The company recently won planning permission to build a 160-metre-long shed for 25,000 hens at Blyth Bank, south of West Linton. It is applying to Scottish Borders Council for permission to erect another 10 similar sheds nearby.

In its application Glenrath says it is expanding production of free-range eggs to meet a huge increase in demand. Conventional battery cages, which provide 60% of the eggs sold in UK supermarkets, have to be phased out in 2012 under European law.

Glenrath says it will build the sheds to standards which will allow the eggs to be labelled as free-range. According to the Scottish Executive, this means there should be no more than nine hens per square metre indoors.

The birds also must have access to the open via "pop-holes", providing at least two metres of opening for every 1000 hens. Outdoors, every hen should have access to four square metres of ground.

But these arrangements are really "pseudo-free-range", according to John Robins of Animal Concern. "Hens have a pecking order and the strongest can take control of pop-holes and refuse to let the other birds out into the fresh air," he said. "This is an industrialised, factory-farm version of free-range."

If Glenrath is given planning permission, Robins promises he will be calling for a change in the labelling requirements so that the public could decide whether they wanted to buy such eggs. "This makes a mockery of farm animal welfare standards," he said.

Local residents alarmed at Glenrath's plans have formed the Blyth Bank Action Group, which claims the public is being hoodwinked into paying a premium for free-range eggs. "In reality, flock size in each shed is so great that only a small proportion of hens ever penetrate the outside," said a spokesman. "Most live, lay and defecate in artificial daylight, dust and flies and ammonia."
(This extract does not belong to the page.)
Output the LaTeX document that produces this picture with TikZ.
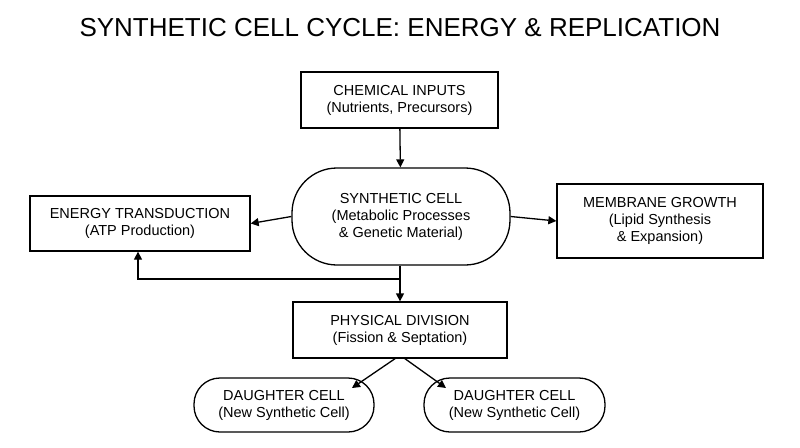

Local people fear the sheds will generate pollution, noise and traffic as well as blight the landscape. "The development would irreversibly change the entire valley," said Ian Scullion of Blyth Bridge.

Glenrath Farms, with 200 staff, is Scotland's largest agricultural employer. It was declared UK Farm Business of the Year in 2004 and in the same year was a winner in the Ernst & Young Entrepreneur Of The Year Awards.

Company chairman John Campbell did not return the Sunday Herald's calls on Friday. However, in documents supporting the planning application for the proposed development, the company revealed it would create up to 60 new jobs, as well as 77 million eggs and 6875 tonnes of manure a year.

The plan is deemed vital for the future of Campbell's farming business. "The whole future of the development of Glenrath Farms Ltd will be seriously disrupted if the development does not proceed," says an environmental statement prepared for the company.

The move to free-range egg production was welcomed by the pressure group Compassion in World Farming, though it was apprehensive about the scale of Glenrath's plans. "Consumers have now got to start asking what free-range really means," said the group's policy adviser, Peter Stevenson.

Last November it was reported that up to 30 million eggs from battery farms had been sold as free-range in UK shops and supermarkets. An investigation has been launched by the Department for Environment, Food and Rural Affairs.